@Bing I remember reading Consumer Reports back in the early 1950s. Used cars were rated in categories “A”, “B”, and. “C” for repair records. If a repair had been made, the specific vehicle could be considered in a higher category. For example, the 1948 Studebaker, with its planar suspension, had wheel alignment as a trouble spot. If the repair had been made, the Studebaker was considered to be in the next higher category.
I have had a subscription to Consumer Reports since 1965. It seems to me that the products, including vehicles, tend to be the high end models that the more affluent consumers purchase. One example is kitchen sink faucets. We had to replace our kitchen sink faucet. The models CR rated were in the $150 and up price range. I went to Lowes and bought a Delta faucet for around $75. The parts kits for Delta faucets are available many places and are easy to install.
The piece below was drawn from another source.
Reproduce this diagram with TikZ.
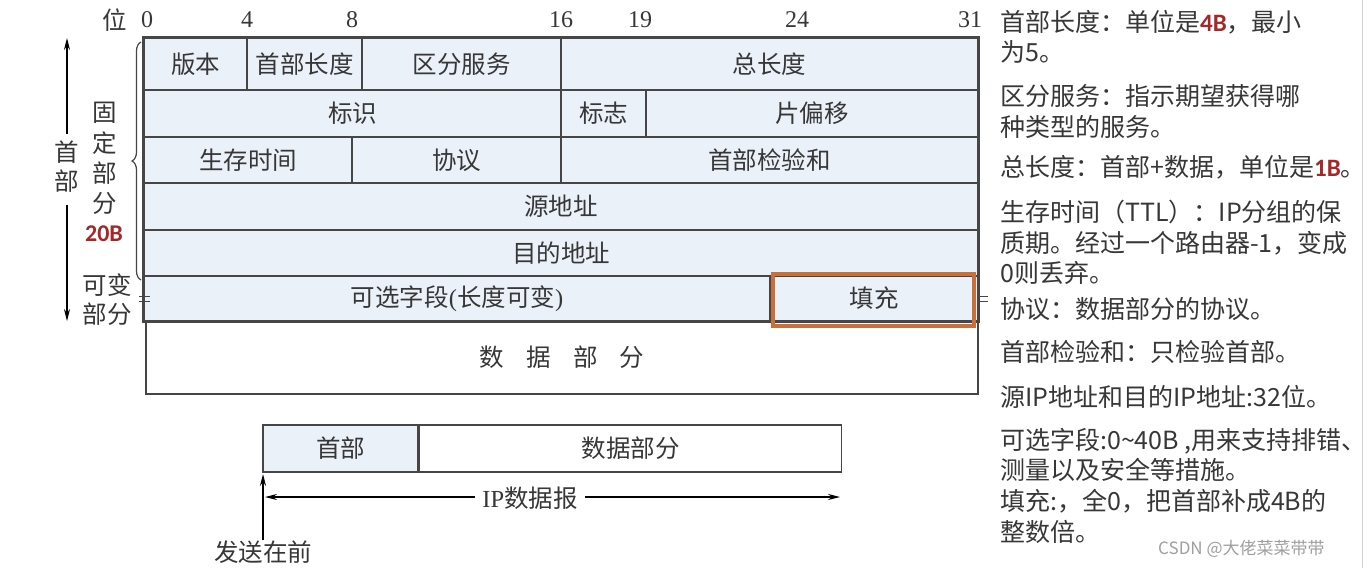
\documentclass[tikz,border=0pt]{standalone}
\usepackage{fontspec}
\setmainfont{Liberation Serif}
\newfontfamily\cjk{Noto Sans CJK SC}
\newfontfamily\latb{Carlito}
\usetikzlibrary{arrows.meta,decorations.pathreplacing}
\definecolor{cellfill}{RGB}{234,241,248}
\definecolor{linec}{RGB}{70,70,70}
\definecolor{txt}{RGB}{55,55,55}
\definecolor{hl}{RGB}{200,112,60}
\definecolor{redb}{RGB}{165,40,40}
\newcommand{\rb}[1]{{\latb\bfseries\color{redb}#1}}
\begin{document}
\begin{tikzpicture}[x=1pt,y=-1pt,
  cell/.style={draw=linec, fill=cellfill, line width=1.2pt, inner sep=0pt, text=txt,
    font=\cjk\fontsize{24.5}{27}\selectfont},
  bit/.style={text=txt, inner sep=0pt, font=\fontsize{24}{26}\selectfont},
  lbl/.style={text=txt, inner sep=0pt, font=\cjk\fontsize{24.5}{27}\selectfont},
  note/.style={anchor=base west, inner sep=0pt, text=txt, font=\cjk\fontsize{25}{30}\selectfont},
  arr/.style={draw=black, line width=1.2pt, -{Stealth[length=12pt,width=6pt]}},
  eqm/.style={draw=linec, line width=1pt}]
\useasboundingbox (0,0) rectangle (1364,568);
\fill[white] (0,0) rectangle (1364,568);
\draw[gray!35, line width=1pt] (1362,0) -- (1362,568);

% header rows
\node[cell, minimum width=103, minimum height=52] (ver) at (195.5,64) {版本};
\node[cell, minimum width=115, minimum height=52] (hlen) at (304.5,64) {首部长度};
\node[cell, minimum width=199, minimum height=52] (ds) at (461.5,64) {区分服务};
\node[cell, minimum width=417, minimum height=52] (tlen) at (769.5,64) {总长度};
\node[cell, minimum width=417, minimum height=47] (ident) at (352.5,113.5) {标识};
\node[cell, minimum width=85, minimum height=47] (flag) at (603.5,113.5) {标志};
\node[cell, minimum width=332, minimum height=47] (frag) at (812,113.5) {片偏移};
\node[cell, minimum width=208, minimum height=46] (ttl) at (248,160) {生存时间};
\node[cell, minimum width=209, minimum height=46] (proto) at (456.5,160) {协议};
\node[cell, minimum width=417, minimum height=46] (csum) at (769.5,160) {首部检验和};
\node[cell, minimum width=834, minimum height=47] (src) at (561,206.5) {源地址};
\node[cell, minimum width=834, minimum height=46] (dst) at (561,253) {目的地址};
\node[cell, minimum width=626, minimum height=45] (opt) at (457,298.5) {可选字段{\rmfamily(}长度可变{\rmfamily)}};
\node[cell, minimum width=208, minimum height=45] (pad) at (874,298.5) {填充};
\node[cell, fill=white, minimum width=832, minimum height=73] (data) at (562,357.5) {数\hspace{0.9em}据\hspace{0.9em}部\hspace{0.9em}分};
\draw[linec, line width=2.5pt] (ver.north west) rectangle (pad.south east);
\node[draw=hl, line width=4pt, minimum width=201, minimum height=52, inner sep=0pt] (padhl) at (873.5,300) {};

% equal marks
\draw[eqm] (139,296) -- (150,296) (139,301) -- (150,301);
\draw[eqm] (978,296) -- (988,296) (978,301) -- (988,301);

% bit labels
\node[lbl] (wei) at (115,20) {位};
\node[bit] (b0) at (147,20) {0};
\node[bit] (b4) at (247,20) {4};
\node[bit] (b8) at (352,20) {8};
\node[bit] (b16) at (561,20) {16};
\node[bit] (b19) at (640,20) {19};
\node[bit] (b24) at (797,20) {24};
\node[bit] (b31) at (970,20) {31};

% left labels
\node[lbl] (s1) at (67,152) {首};
\node[lbl] (s2) at (67,181) {部};
\coordinate (upend) at (67,38);
\coordinate (upstart) at (67,134);
\coordinate (dnstart) at (67,205);
\coordinate (dnend) at (67,321);
\draw[arr] (upstart) -- (upend);
\draw[arr] (dnstart) -- (dnend);
\node[lbl] (g1) at (105,113) {固};
\node[lbl] (g2) at (105,143) {定};
\node[lbl] (g3) at (105,173) {部};
\node[lbl] (g4) at (105,203) {分};
\node[inner sep=0pt] (g5) at (104,234) {\fontsize{24}{26}\selectfont\rb{20B}};
\node[lbl] (k1) at (107,285) {可变};
\node[lbl] (k2) at (107,314) {部分};
\coordinate (brB) at (141,280);
\coordinate (brT) at (141,42);
\draw[linec, line width=1.2pt, decorate, decoration={brace, amplitude=9pt}] (brB) -- (brT);

% bottom datagram
\node[cell, line width=2.5pt, minimum width=155, minimum height=47] (hdr) at (340.5,448.5) {首部};
\node[cell, fill=white, minimum width=422, minimum height=47, anchor=west] (body) at (hdr.east) {数据部分};
\node[lbl, fill=white, inner sep=7pt] (ip) at (530,498) {{\rmfamily IP}数据报};
\coordinate (ipL) at (265,497);
\coordinate (ipR) at (840,497);
\draw[arr] (ip.west |- ipL) -- (ipL);
\draw[arr] (ip.east |- ipR) -- (ipR);
\node[lbl] (send) at (263,552) {发送在前};
\coordinate (sendtop) at (263,474);
\draw[arr] (send.north) -- (sendtop);

% notes
\node[note] (n1) at (1000,31) {首部长度：单位是\rb{4B}，最小};
\node[note] (n2) at (1000,61) {为5。};
\node[note] (n3) at (1000,105) {区分服务：指示期望获得哪};
\node[note] (n4) at (1000,136) {种类型的服务。};
\node[note] (n5) at (1000,176) {总长度：首部+数据，单位是\rb{1B}。};
\node[note] (n6) at (1000,221) {生存时间（TTL）：IP分组的保};
\node[note] (n7) at (1000,252) {质期。经过一个路由器-1，变成};
\node[note] (n8) at (1000,282) {0则丢弃。};
\node[note] (n9) at (1000,318) {协议：数据部分的协议。};
\node[note] (n10) at (1000,361) {首部检验和：只检验首部。};
\node[note] (n11) at (1000,406) {源IP地址和目的IP地址:32位。};
\node[note] (n12) at (1000,449) {可选字段:0\textasciitilde 40B ,用来支持排错、};
\node[note] (n13) at (1000,479) {测量以及安全等措施。};
\node[note] (n14) at (1000,510) {填充:，全0，把首部补成4B的};
\node[note] (n15) at (1000,541) {整数倍。};
\node[anchor=base west, inner sep=0pt, text=gray!75, font=\cjk\fontsize{17}{20}\selectfont] (wm) at (1158,554) {CSDN @大佬菜菜带带};
\end{tikzpicture}
\end{document}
I may have to buy a push lawnmower in the not too distant future. One of my mowers I purchased in 1988 and the other in 1992. I am not sure the repair record of such a mower means a whole lot. I am on the building maintenance committee for the small church I attend. The woman who cleans our church “hot rods” the vacuum cleaner. It is cheaper for us to go to Big Lots and buy a $50-$75 factory reconditioned special and replace it every three or four years than buy some really expensive high rated machine.
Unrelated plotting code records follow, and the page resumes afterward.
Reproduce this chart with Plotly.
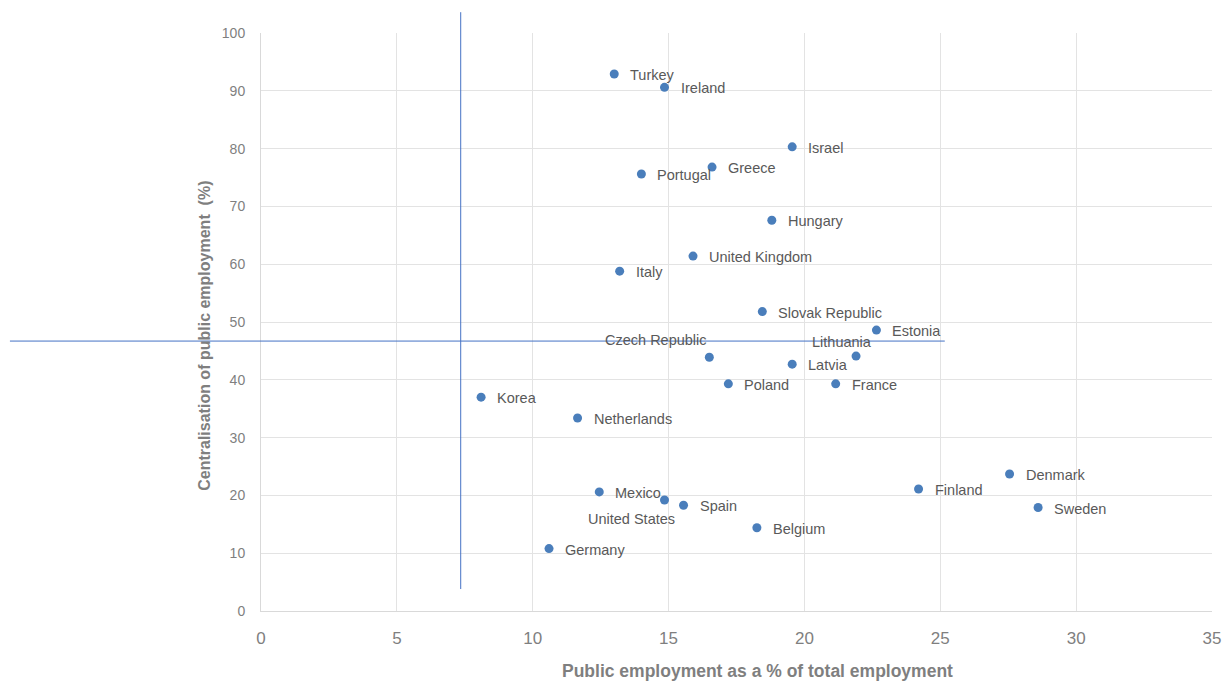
import plotly.graph_objects as go

# Public employment share vs. centralisation, by country
countries = [
    "Turkey", "Ireland", "Israel", "Greece", "Portugal", "Hungary",
    "United Kingdom", "Italy", "Slovak Republic", "Estonia", "Czech Republic",
    "Lithuania", "Latvia", "Poland", "France", "Korea", "Netherlands",
    "Denmark", "Finland", "Sweden", "Mexico", "United States", "Spain",
    "Belgium", "Germany",
]
public_emp_share = [
    13.0, 14.85, 19.55, 16.6, 14.0, 18.8,
    15.9, 13.2, 18.45, 22.65, 16.5,
    21.9, 19.55, 17.2, 21.15, 8.1, 11.65,
    27.55, 24.2, 28.6, 12.45, 14.85, 15.55,
    18.25, 10.6,
]
centralisation = [
    92.9, 90.6, 80.3, 76.8, 75.6, 67.6,
    61.4, 58.8, 51.8, 48.6, 43.9,
    44.1, 42.7, 39.3, 39.3, 37.0, 33.4,
    23.7, 21.1, 17.9, 20.6, 19.2, 18.3,
    14.4, 10.8,
]

# Reference cross-hair values
ref_share = 7.35
ref_centralisation = 46.7

x_ticks = [0, 5, 10, 15, 20, 25, 30, 35]
y_ticks = [0, 10, 20, 30, 40, 50, 60, 70, 80, 90, 100]

x_title = "Public employment as a % of total employment"
y_title = "Centralisation of public employment  (%)"

BASE_FONT = "Arial, Liberation Sans, sans-serif"
NARROW_FONT = "Liberation Sans Narrow, Arial Narrow, Arial, sans-serif"

# Label placement: default to the right of the marker; a few are moved to avoid overlap
label_shift = {
    "Czech Republic": (-53, 18, "center"),
    "Lithuania": (-14, 15, "center"),
    "United States": (-33, -18, "center"),
}

fig = go.Figure()
fig.add_trace(go.Scatter(
    x=public_emp_share, y=centralisation, mode="markers",
    marker=dict(color="#4a7ebb", size=9),
    hoverinfo="text", text=countries, showlegend=False,
))

for name, xv, yv in zip(countries, public_emp_share, centralisation):
    dx, dy, anchor = label_shift.get(name, (14, 0, "left"))
    fig.add_annotation(
        x=xv, y=yv, text=name, showarrow=False,
        xanchor=anchor, yanchor="middle", xshift=dx, yshift=dy - 1,
        font=dict(family=BASE_FONT, size=14.5, color="#595959"),
    )

# Axis titles
fig.add_annotation(
    xref="paper", yref="paper", x=0.522, y=-0.104, text=f"<b>{x_title}</b>",
    showarrow=False, xanchor="center", yanchor="middle",
    font=dict(family=BASE_FONT, size=17.5, color="#7f7f7f"),
)
fig.add_annotation(
    xref="paper", yref="paper", x=-0.059, y=0.476, text=f"<b>{y_title}</b>",
    showarrow=False, xanchor="center", yanchor="middle", textangle=-90,
    font=dict(family=BASE_FONT, size=16, color="#7f7f7f"),
)

line_color = "#4472c4"
fig.add_shape(type="line", xref="x", yref="paper",
              x0=ref_share, x1=ref_share, y0=1.036, y1=0.038,
              line=dict(color=line_color, width=1))
fig.add_shape(type="line", xref="paper", yref="y",
              x0=-0.264, x1=0.719, y0=ref_centralisation, y1=ref_centralisation,
              line=dict(color=line_color, width=1))

fig.update_layout(
    width=1227, height=682,
    margin=dict(l=261, r=15, t=33, b=71),
    paper_bgcolor="white", plot_bgcolor="white",
    font=dict(family=BASE_FONT, color="#7f7f7f"),
    xaxis=dict(
        range=[0, 35], tickvals=x_ticks, ticktext=[str(t) for t in x_ticks],
        showgrid=True, gridcolor="#e3e3e3", gridwidth=1,
        showline=True, linecolor="#d9d9d9", linewidth=1, mirror=False,
        zeroline=False, ticks="", automargin=False, ticklabelstandoff=12,
        tickfont=dict(family=NARROW_FONT, size=17, color="#7f7f7f"),
    ),
    yaxis=dict(
        range=[0, 100], tickvals=y_ticks, ticktext=[str(t) for t in y_ticks],
        showgrid=True, gridcolor="#e3e3e3", gridwidth=1,
        showline=True, linecolor="#d9d9d9", linewidth=1,
        zeroline=False, ticks="", automargin=False, ticklabelstandoff=12,
        tickfont=dict(size=14, color="#7f7f7f"),
    ),
)

fig.write_html("out.html")
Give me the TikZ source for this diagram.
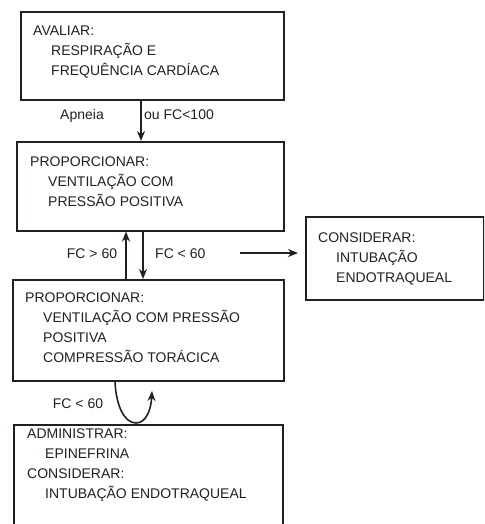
\documentclass[tikz,border=0pt]{standalone}
\usepackage{fontspec}
\setmainfont{Liberation Sans}
\usetikzlibrary{arrows.meta}
\definecolor{ink}{HTML}{231F20}
\tikzset{
  box/.style={draw=ink, line width=1.6pt, anchor=north west, inner sep=0pt},
  txt/.style={anchor=north west, inner sep=0pt, align=left, text=ink,
    font=\fontsize{14}{20}\selectfont},
  lbl/.style={inner sep=0pt, text=ink, font=\fontsize{14}{16}\selectfont},
  arr/.style={draw=ink, line width=1.6pt, -{Stealth[length=10pt,width=8pt]}},
}
\newcommand{\ind}{\hspace*{18pt}}
\begin{document}
\begin{tikzpicture}[x=1pt,y=-1pt]
\clip (0,0) rectangle (484,524);
\useasboundingbox (0,0) rectangle (484,524);
% boxes
\node[box, minimum width=263pt, minimum height=88pt] (b1) at (20,11) {};
\node[box, minimum width=267pt, minimum height=89pt] (b2) at (16,141) {};
\node[box, minimum width=178pt, minimum height=83pt] (b3) at (305,216) {};
\node[box, minimum width=271pt, minimum height=101pt] (b4) at (12,279) {};
\node[box, minimum width=269pt, minimum height=120pt] (b5) at (13,424) {};
% texts
\node[txt] (t1) at (33,26) {AVALIAR:\\\ind RESPIRAÇÃO E\\\ind FREQUÊNCIA CARDÍACA};
\node[txt] (t2) at (30,157) {PROPORCIONAR:\\\ind VENTILAÇÃO COM\\\ind PRESSÃO POSITIVA};
\node[txt] (t3) at (318,233) {CONSIDERAR:\\\ind INTUBAÇÃO\\\ind ENDOTRAQUEAL};
\node[txt] (t4) at (25,293) {PROPORCIONAR:\\\ind VENTILAÇÃO COM PRESSÃO\\\ind POSITIVA\\\ind COMPRESSÃO TORÁCICA};
\node[txt] (t5) at (27,429) {ADMINISTRAR:\\\ind EPINEFRINA\\CONSIDERAR:\\\ind INTUBAÇÃO ENDOTRAQUEAL};
% connector coordinates
\coordinate (x1) at (141,0);
\coordinate (xu) at (126,0);
\coordinate (xd) at (143,0);
\coordinate (h0) at (240,253);
% connectors
\draw[arr] (b1.south -| x1) -- (b2.north -| x1);
\draw[arr] (b4.north -| xu) -- (b2.south -| xu);
\draw[arr] (b2.south -| xd) -- (b4.north -| xd);
\draw[arr, shorten >=7pt] (h0) -- (b3.west |- h0);
\coordinate (cs) at (115,0);
\coordinate (ce) at (152,391);
\draw[arr] (b4.south -| cs) .. controls (116,405) and (124,423) .. (136,423)
  .. controls (146,423) and (151,410) .. (ce);
% labels
\node[lbl, anchor=base] (l1) at (82,119) {Apneia};
\node[lbl, anchor=base west] (l2) at (144,119) {ou FC<100};
\node[lbl, anchor=base] (l3) at (92,258) {FC > 60};
\node[lbl, anchor=base west] (l4) at (155,258) {FC < 60};
\node[lbl, anchor=base] (l5) at (78,408) {FC < 60};
\end{tikzpicture}
\end{document}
Back in 2006, I bought a 2006 Chevrolet Uplander that was a “program car”, whatever that means. The Uplander had about 14,000 miles on the odometer and I paid somewhere around $16,000. It had two repairs under warranty: 1) fuel gauge; 2) intermediate steering shaft. My son now has the Uplander and it has gone about 250,000 miles with no major repairs. Consumer Reports indicated a below average repair record for the Uplander, but that hasn’t been our experience. In fact, the repair and maintenance cost on the Uplander was less for the first 100,000 miles than the 2011 Sienna I purchased new and cost almost twice as much. Now I have no idea what GM may have repaired on the Uplander in the first 14,000 miles when it was a “program car”.